[sugar] Release Cycle - Responsibilities

David Farning dfarning at sugarlabs.org
Fri Aug 15 16:47:42 EDT 2008


The third step in establishing a release cycle will be determining
responsibilities.  This will be the biggest challenge.

Assessment of areas to improve.  This is not meant as a slight on the
hard work any individuals at OLPC have done on Sugar.  I am amazed at
the overall progress you have made in a few short years.

1.  Division of labor.  The same developers and managers are responsible
for both deployment support and future development.

2.  Encapsulation.  A large number of people monitor _all_ mailing lists

3.  Trust and empowerment.  Transition from the more closed development
of OLPC to the open nature of Sugar Labs.
 
Process improvements.

5.  Separate OLPC deployment support developers from the Sugar Labs
development develops.  In the last cycle it appeared that developers and
managers split their time between support and developments.  As a
result, no one was able to gain much momentum on either goal. 

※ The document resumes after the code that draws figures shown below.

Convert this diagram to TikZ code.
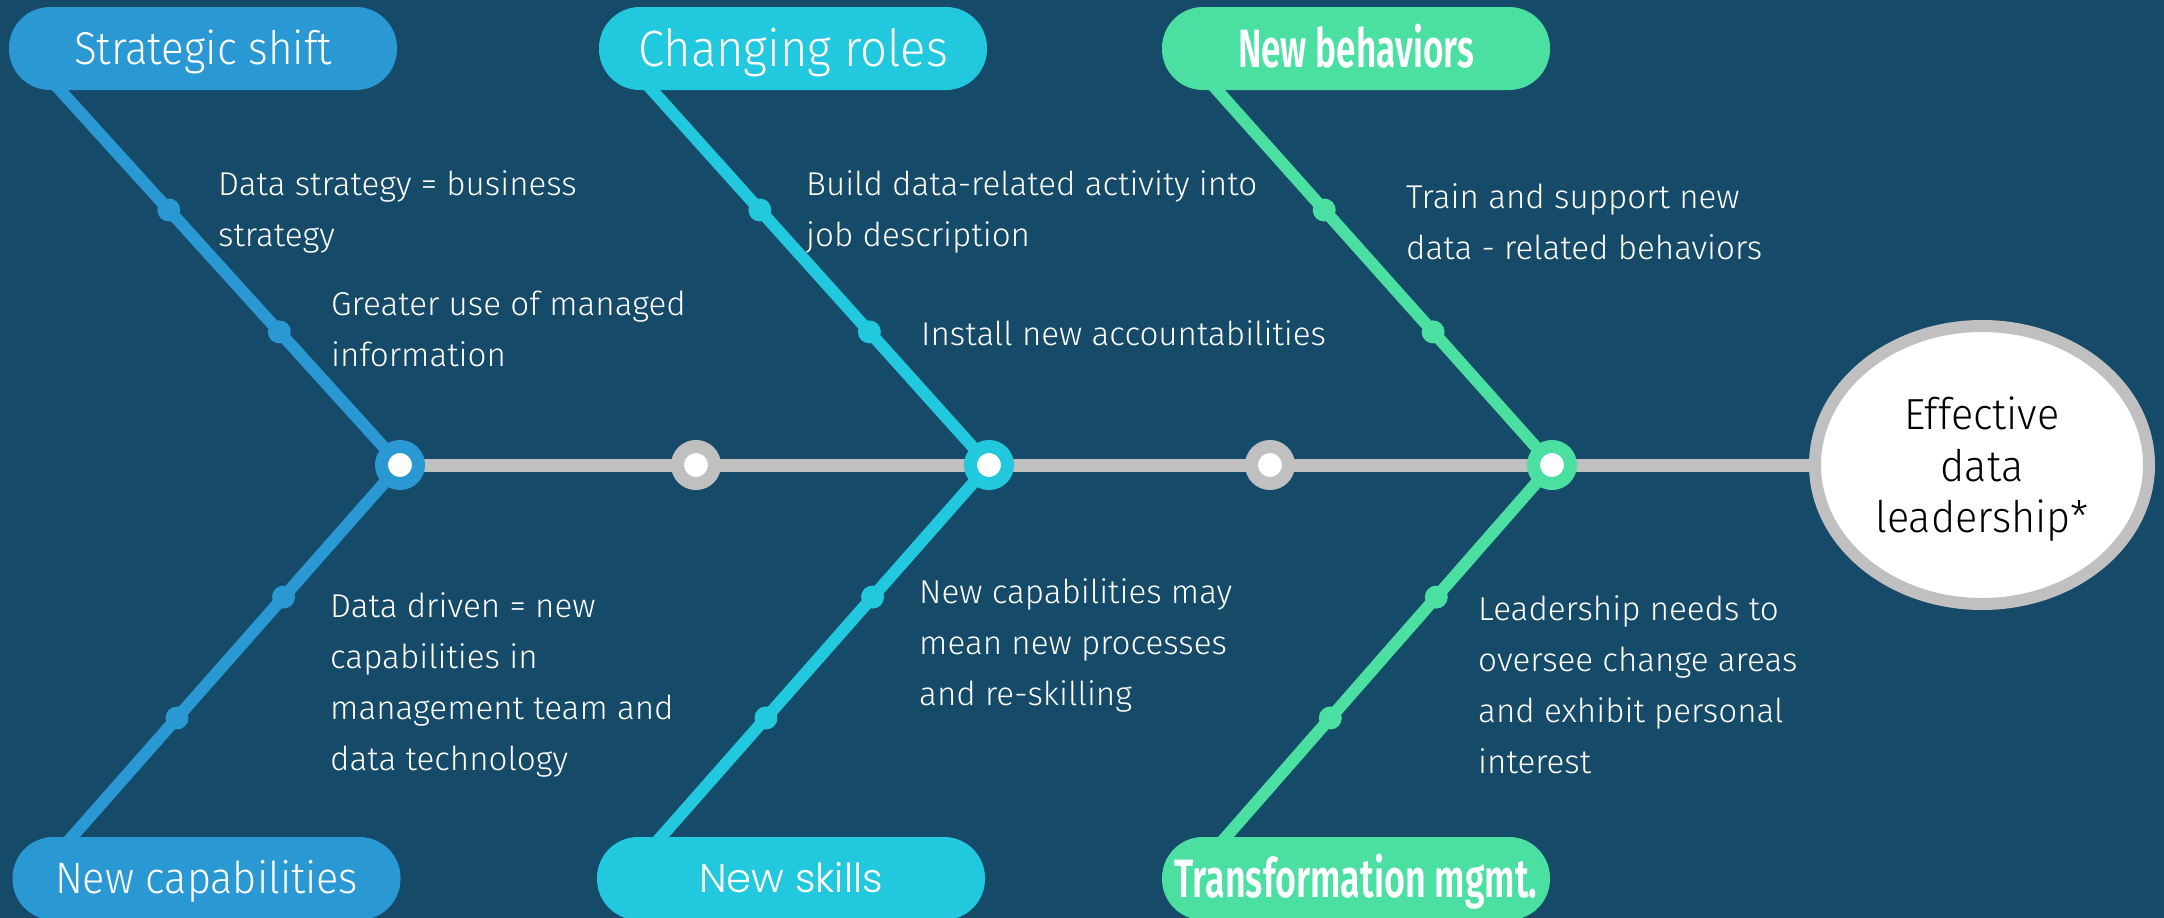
\documentclass[tikz,border=0pt]{standalone}
\usepackage{fontspec}
\usepackage{graphicx}
\usetikzlibrary{shapes.geometric,backgrounds}
\IfFontExistsTF{Fira Sans Light}{\newfontfamily\lightf{Fira Sans Light}}{\newfontfamily\lightf{Fira Sans}}
\IfFontExistsTF{Fira Sans SemiBold}{\newfontfamily\boldf{Fira Sans SemiBold}}{\newfontfamily\boldf{Fira Sans}[FakeBold=2]}
\IfFontExistsTF{Poppins Light}{\newfontfamily\geof{Poppins Light}}{\newfontfamily\geof{Poppins}}
\definecolor{bgc}{HTML}{154A69}
\definecolor{cblue}{HTML}{2A98D3}
\definecolor{ccyan}{HTML}{22C8DE}
\definecolor{cgreen}{HTML}{4BE0A2}
\definecolor{cgrey}{HTML}{C0C0C0}
\newlength\fitlen
\newcommand\fitw[2]{\settowidth\fitlen{#2}\pgfmathsetmacro\fitrat{#1/\fitlen}\scalebox{\fitrat}[1]{#2}}
\newcommand\lblfont{\lightf\fontsize{33}{51}\selectfont}
\newcommand\goalfont{\lightf\fontsize{43.5}{51.5}\selectfont}
\newcommand\lbl[1]{\scalebox{\lblr}[1]{\begin{tabular}[t]{@{}l@{}}#1\end{tabular}}}
\tikzset{
  pill/.style={rectangle, rounded corners=41pt, minimum width=388pt, minimum height=83pt, inner sep=0pt, text=white, text depth=0pt},
  branch/.style={line width=12pt, shorten <=-14pt},
  bead/.style={circle, fill=#1, minimum size=23pt, inner sep=0pt},
  joint/.style={circle, draw=#1, fill=white, line width=13pt, minimum size=37pt, inner sep=0pt},
  note/.style={anchor=base west, inner sep=0pt, text=white, font=\lblfont},
}
\begin{document}
\settowidth\fitlen{\lblfont Build data-related activity into}\pgfmathsetmacro\lblr{451/\fitlen}%
\settowidth\fitlen{\goalfont leadership*}\pgfmathsetmacro\goalr{213/\fitlen}%
\begin{tikzpicture}[x=1pt,y=-1pt]
\useasboundingbox (0,0) rectangle (2164,918);
% joints
\node[joint=cblue] (r1) at (400,465) {};
\node[joint=cgrey] (g1) at (696,465) {};
\node[joint=ccyan] (r2) at (989,465) {};
\node[joint=cgrey] (g2) at (1270,465) {};
\node[joint=cgreen] (r3) at (1552,465) {};
% feet of the branches
\coordinate (f1) at (60,90);
\coordinate (f2) at (652,90);
\coordinate (f3) at (1217,90);
\coordinate (b1) at (72,837);
\coordinate (b2) at (661,837);
\coordinate (b3) at (1226,837);
% pills
\node[pill, fill=cblue, text height=32pt, font=\lightf\fontsize{46}{50}\selectfont] (p1) at (203,48.5) {\fitw{258}{Strategic shift}};
\node[pill, fill=ccyan, text height=35pt, font=\lightf\fontsize{51}{55}\selectfont] (p2) at (793,48.5) {\fitw{310}{Changing roles}};
\node[pill, fill=cgreen, text height=37pt, font=\boldf\fontsize{54}{58}\selectfont] (p3) at (1356,48.5) {\fitw{236}{New behaviors}};
\node[pill, fill=cblue, text height=30pt, font=\lightf\fontsize{44}{48}\selectfont] (q1) at (206.5,878.5) {\fitw{303}{New capabilities}};
\node[pill, fill=ccyan, text height=28pt, font=\geof\fontsize{40}{44}\selectfont] (q2) at (791,878.5) {\fitw{184}{New skills}};
\node[pill, fill=cgreen, text height=37pt, font=\boldf\fontsize{54}{58}\selectfont] (q3) at (1356,878.5) {\fitw{363}{Transformation mgmt.}};
% goal
\node[ellipse, draw=cgrey, fill=white, line width=12pt, minimum width=334pt, minimum height=278pt, inner sep=0pt, font=\goalfont, text=black] (goal) at (1982,465)
  {\raisebox{-6pt}[\height][\depth]{\scalebox{\goalr}[1]{\begin{tabular}{@{}c@{}}Effective\\data\\leadership*\end{tabular}}}};
% labels
\node[note] (t1) at (218,195) {\lbl{Data strategy = business\\strategy}};
\node[note] (t2) at (331,315) {\lbl{Greater use of managed\\information}};
\node[note] (t3) at (330,617) {\lbl{Data driven = new\\capabilities in\\management team and\\data technology}};
\node[note] (t4) at (806,195) {\lbl{Build data-related activity into\\job description}};
\node[note] (t5) at (921,345) {\lbl{Install new accountabilities}};
\node[note] (t6) at (919,603) {\lbl{New capabilities may\\mean new processes\\and re-skilling}};
\node[note] (t7) at (1406,208) {\lbl{Train and support new\\data - related behaviors}};
\node[note] (t8) at (1478,620) {\lbl{Leadership needs to\\oversee change areas\\and exhibit personal\\interest}};
\begin{scope}[on background layer]
\fill[bgc] (0,0) rectangle (2164,918);
\draw[cgrey, line width=13pt] (r1.center) -- (goal.center);
\draw[branch, cblue] (f1) -- (r1.center) node[bead=cblue, pos=.32] (d1) {} node[bead=cblue, pos=.645] (d2) {};
\draw[branch, cblue] (b1) -- (r1.center) node[bead=cblue, pos=.32] (d3) {} node[bead=cblue, pos=.645] (d4) {};
\draw[branch, ccyan] (f2) -- (r2.center) node[bead=ccyan, pos=.32] (d5) {} node[bead=ccyan, pos=.645] (d6) {};
\draw[branch, ccyan] (b2) -- (r2.center) node[bead=ccyan, pos=.32] (d7) {} node[bead=ccyan, pos=.645] (d8) {};
\draw[branch, cgreen] (f3) -- (r3.center) node[bead=cgreen, pos=.32] (d9) {} node[bead=cgreen, pos=.645] (d10) {};
\draw[branch, cgreen] (b3) -- (r3.center) node[bead=cgreen, pos=.32] (d11) {} node[bead=cgreen, pos=.645] (d12) {};
\end{scope}
\end{tikzpicture}
\end{document}
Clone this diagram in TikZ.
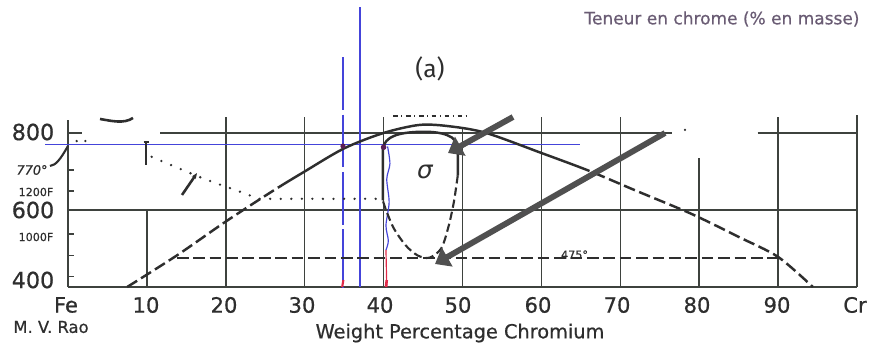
\documentclass[tikz,border=0pt]{standalone}
\usepackage{fontspec}
\setmainfont{DejaVu Sans}
\newfontfamily\scanfont{DejaVu Sans}[FakeBold=0.6]
\newfontfamily\firasans{Fira Sans}
\usetikzlibrary{arrows.meta}
\definecolor{fcink}{HTML}{2E2E2E}
\definecolor{fcgrid}{HTML}{3E423E}
\definecolor{fcblue}{HTML}{4444DA}
\definecolor{fcred}{HTML}{E02A48}
\definecolor{fcplum}{HTML}{5A1D55}
\definecolor{fcarrow}{HTML}{505050}
\definecolor{fctitle}{HTML}{6A5C74}
\tikzset{
  fcgridline/.style={draw=fcgrid, line width=1.3pt},
  fccurve/.style={draw=fcink, line width=2.1pt},
  fcdashed/.style={fccurve, dash pattern=on 10pt off 4pt},
  fcloopdash/.style={fccurve, line width=1.8pt, dash pattern=on 7pt off 3.5pt},
  fcdotted/.style={draw=fcink, line width=2.2pt, line cap=round,
    dash pattern=on 0pt off 9pt},
  fcblueline/.style={draw=fcblue, line width=1pt},
  fcbig/.style={-{Triangle[length=12pt, width=18pt]}, draw=fcarrow,
    line width=5pt},
  fcnum/.style={font=\scanfont\fontsize{17}{17}\selectfont, text=fcink,
    inner sep=0pt},
  fcsmall/.style={font=\scanfont\fontsize{9.5}{9.5}\selectfont, text=fcink,
    inner sep=0pt},
}

\begin{document}
\begin{tikzpicture}[x=0.03cm, y=0.03cm]
\fill[white, use as bounding box] (0,0) rectangle (871,348);

% Header.
\node[font=\scanfont\fontsize{14.5}{14.5}\selectfont, text=fctitle,
  inner sep=0pt] (teneur) at (722,329) {Teneur en chrome (\% en masse)};
\node[font=\firasans\fontsize{21}{21}\selectfont, text=fcink, inner sep=0pt]
  (panel) at (430,279) {(a)};

% Plot in data units: x in wt% Cr, y in degrees C.
\begin{scope}[shift={(68,-93)}, x=0.2367cm, y=0.01155cm]

% Grid.
\draw[fcgridline, line width=1.6pt] (0,400) -- (0,834);
\draw[fcgridline] (0,400) -- (100,400);
\draw[fcgridline] (0,600) -- (100,600);
\draw[fcgridline] (11.7,800) -- (76.5,800);
\draw[fcgridline] (87.4,800) -- (100,800);
\draw[fcgridline] (0,800) -- (1.8,800);
\foreach \cx/\top in {10/600, 20/841, 30/841, 40/841, 50/815, 60/841,
    70/841, 80/735, 90/841, 100/846} {
  \draw[fcgridline] (\cx,400) -- (\cx,\top);
}
\foreach \tk in {427, 482, 538, 649, 704, 770} {
  \draw[fcgridline] (0,\tk) -- (0.7,\tk);
}
\fill[fcink] (78.2,808) circle (1pt);
\fill[fcink] (1.1,779) circle (1.1pt);
\fill[fcink] (2.2,779) circle (1.1pt);

% Blue and red pencil marks.
\draw[fcblueline] (-2.9,769) -- (64.9,769);
\draw[fcblueline, dash pattern=on 45pt off 4pt] (34.85,997) -- (34.85,400);
\draw[fcblueline] (37.0,1127) -- (37.0,400);
\draw[fcblueline] plot[smooth] coordinates {(40.5,765) (40.8,720) (40.4,680)
  (40.7,620) (40.3,560) (40.6,520) (40.3,496)};
\draw[draw=fcred, line width=1pt] (40.3,496) -- (40.4,400);
\draw[draw=fcred, line width=2.2pt] (40.3,400) -- (40.4,418);
\draw[draw=fcred, line width=1.8pt] (34.75,400) -- (34.9,418);

% Boundary of the alpha + alpha' field.
\begin{scope}
  \clip (-1,380) rectangle (27,900);
  \draw[fcdashed] plot[smooth] coordinates {(7.5,400) (13.8,482) (20,570)
    (26,650) (30,700) (35,760) (40,800) (44.6,821) (48.5,817)};
\end{scope}
\begin{scope}
  \clip (27,380) rectangle (66,900);
  \draw[fccurve] plot[smooth] coordinates {(20,570) (26,650) (30,700)
    (35,760) (40,800) (44.6,821) (48.5,817) (53,800) (60,748) (66,702)
    (72,650) (79,590)};
\end{scope}
\begin{scope}
  \clip (66,380) rectangle (101,900);
  \draw[fcdashed] plot[smooth] coordinates {(53,800) (60,748) (66,702)
    (72,650) (79,590) (85,530) (90,478) (94.4,400)};
\end{scope}

% 475 degree line.
\draw[fcdashed, line width=1.8pt] (13.8,475) -- (90,475);
\node[fcsmall] (t475) at (64.2,484) {475°};

% Sigma loop.
\draw[fccurve] (39.9,625) -- (39.9,758)
  .. controls (40.1,792) and (42,801) .. (44.5,803)
  .. controls (47.5,805) and (49.4,792) .. (49.4,760) -- (49.4,690);
\draw[fcloopdash] plot[smooth] coordinates {(49.4,690) (48.9,620) (48.2,555)
  (47.3,500) (45.8,476) (44.3,482) (42.8,508) (41.3,552) (40.3,600)
  (39.9,625)};
\draw[fcink, line width=1pt, dash pattern=on 4pt off 3pt on 1pt off 3pt]
  (41.2,844) -- (50.7,844);
\fill[fcplum] (34.85,766) circle (2.2pt);
\fill[fcplum] (40.0,763) circle (2.4pt);

% Dotted boundary and small marks.
\draw[fcdotted] plot[smooth] coordinates {(10.6,738) (17.0,683) (21.2,652)
  (24.2,629)} -- (40,629);
\draw[fccurve, line width=1.5pt] (9.9,717) -- (9.9,777);
\draw[fccurve, line width=1.3pt] (9.6,777) -- (10.3,777);
\draw[fccurve, line width=2.2pt, -{Stealth[length=5pt, width=4pt]}]
  (14.45,639) -- (16.35,696);

\end{scope}

% Marks near the temperature axis.
\draw[fccurve, line width=1.8pt] (50,182) .. controls (56,183) and (60,188)
  .. (68,202);
\draw[fccurve, line width=2.2pt] (100,229) .. controls (112,227) and (124,224)
  .. (133,230);

% Axis labels.
\node[fcnum, font=\scanfont\fontsize{19}{19}\selectfont] (y800) at (33,216) {800};
\node[fcnum, font=\scanfont\fontsize{19}{19}\selectfont] (y600) at (33,138) {600};
\node[fcnum, font=\scanfont\fontsize{19}{19}\selectfont] (y400) at (33,68) {400};
\node[fcsmall, font=\scanfont\fontsize{11}{11}\selectfont\itshape]
  (y770) at (32,178) {770°};
\node[fcsmall] (y1200) at (36,156) {1200F};
\node[fcsmall] (y1000) at (36,111) {1000F};
\foreach \px/\txt [count=\i] in {66/Fe, 146/10, 224/20, 302/30, 380/40,
    458/50, 538/60, 617/70, 697/80, 777/90, 855/Cr} {
  \node[fcnum, font=\scanfont\fontsize{18}{18}\selectfont] (xlab\i)
    at (\px,43) {\txt};
}
\node[fcnum, font=\scanfont\fontsize{14}{14}\selectfont] (author) at (51,21)
  {M. V. Rao};
\node[fcnum, font=\scanfont\fontsize{16.5}{16.5}\selectfont] (xtitle)
  at (460,15) {Weight Percentage Chromium};
\node[font=\fontsize{21}{21}\selectfont\itshape, text=fcink, inner sep=0pt]
  (sigma) at (425,176) {σ};

% Thick arrows.
\coordinate (arrAtail) at (513,231);
\coordinate (arrAtip) at (448,195);
\coordinate (arrBtail) at (665,215);
\coordinate (arrBtip) at (435,84);
\draw[fcbig] (arrAtail) -- (arrAtip);
\draw[fcbig] (arrBtail) -- (arrBtip);

\end{tikzpicture}
\end{document}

6.  Split the Sugar mailing list into .laptop and .sugarlabs hosts.
Splitting the list will help us split our focus into the
stability/support mindset required by the OLPC release manager and the
innovation/development mindset of Sugar Labs.  
   
7.  Sugar Labs has no direct employees.  The direction of the project is
controlled by the oversight board who is elected by the membership.
This has worked out very well for many projects.

Stakeholders affect the project's direction and speed of progress by
either directly contributing or indirectly engaging other to contribute
on their behalf.

8. Iterate.  Iterate.  Iterate.  As we adapt to the chalanges of the
open source development process, we need to leverage it's greatest
strength.  Steady, repeatable improvements.

A thought here is too offset the Sugar Labs release from the OLPC
release by a few months.  Using two months as an example, Sugar Labs
could go through two months sub-cycles of big changes-little changes-bug
fixes.  OLPC could match this development with
integrate-stabilize-release sub-cycles.  If we sync SL's bug fix period
with OLPC stablization period we can 'merge our trees' once per release
then branch off in our own directions.